Russia-Israele-Iran: il nodo di Latakia
La terza ragione che rende allettante agli occhi di Tehran un’intesa con la Russia, sono le relazioni che quest’ultima ha con Israele, per ragioni non solo culturali (il russo è la terza lingua più diffusa nello Stato ebraico, dopo l’ebraico e l’arabo), ma anche geopolitiche. Benché i soldati israeliani nel 2006, abbiano trovato indizi di dispositivi anticarro russi nelle mani del movimento libanese sciita Hezbollah, e malgrado la condanna da parte di Mosca dell’attacco israeliano alla striscia di Gaza, è rimasto tra i due paesi un rapporto pragmatico. Ad esempio, nel 2015 Israele accolse favorevolmente la notizia dell’intervento militare russo in Siria, poiché lo considerava una misura di contenimento della capacità di proiezione dei suoi acerrimi rivali, Iran e Turchia, anche se questi per Mosca sono sempre rimasti, in varia misura, importanti interlocutori sullo scacchiere regionale, come dimostra il processo di pace di Astana. Pertanto, pur perseguendo una caccia sistematica agli obiettivi iraniani in territorio siriano (principalmente depositi di armi), Tel Aviv si era sempre guardata bene dal colpire siti e postazioni in aree di competenza russa. Senonché, il 28 dicembre l’agenzia stampa siriana Sana ha riferito che l’aviazione israeliana ha lanciato missili dal Mediterraneo sul deposito dei container del porto di Latakia, provocando ingenti danni materiali non lontano dall’area in cui sono di stanza soldati russi.
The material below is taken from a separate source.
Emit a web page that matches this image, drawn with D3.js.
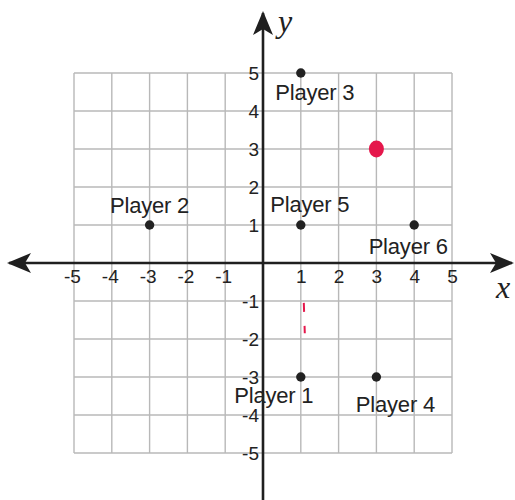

Un’operazione simile si era già svolta il 7 dicembre, nello stesso porto, anche il quel caso senza proteste da parte di Mosca, nonostante gli accordi presi il 22 ottobre da Bennet e Putin sulla necessità di mantenere una comunicazione continua tra i rispettivi contingenti impegnati in Siria, per evitare scontri collaterali. In effetti, il 27 dicembre, il ministro israeliano Yair Lapid e il suo omologo russo Sergey Lavrov avevano avuto un lungo colloquio telefonico, ma nelle successive interviste separate, ciascuno aveva messo in evidenza, tra i temi affrontati, quelli più sensibili per la propria opinione pubblica: per Israele il nucleare iraniano e il peso dell’Iran in Siria, mentre per la Russia la colonizzazione israeliana in Cisgiordania e la questione della proprietà della chiesa ortodossa a Gerusalemme.
Continuare è potere
Dunque, attualmente la regione che si estende tra il Medio Oriente e il Golfo, già preda, dopo la fine della guerra fredda, delle ambizioni di potenze regionali come Israele, Arabia Saudita, Egitto, Iran e Turchia, è coinvolta nelle rivalità crescenti che oppongono le grandi potenze russa, statunitense e cinese. In tale contesto, le velleità di Tel Aviv, Riyadh, il Cairo, Tehran e Ankara rischiano di essere oggetto di strumentalizzazioni da parte dei tre antagonisti in corsa per la supremazia mondiale. Gli Usa per conservarla, Russia e Cina per conquistarla.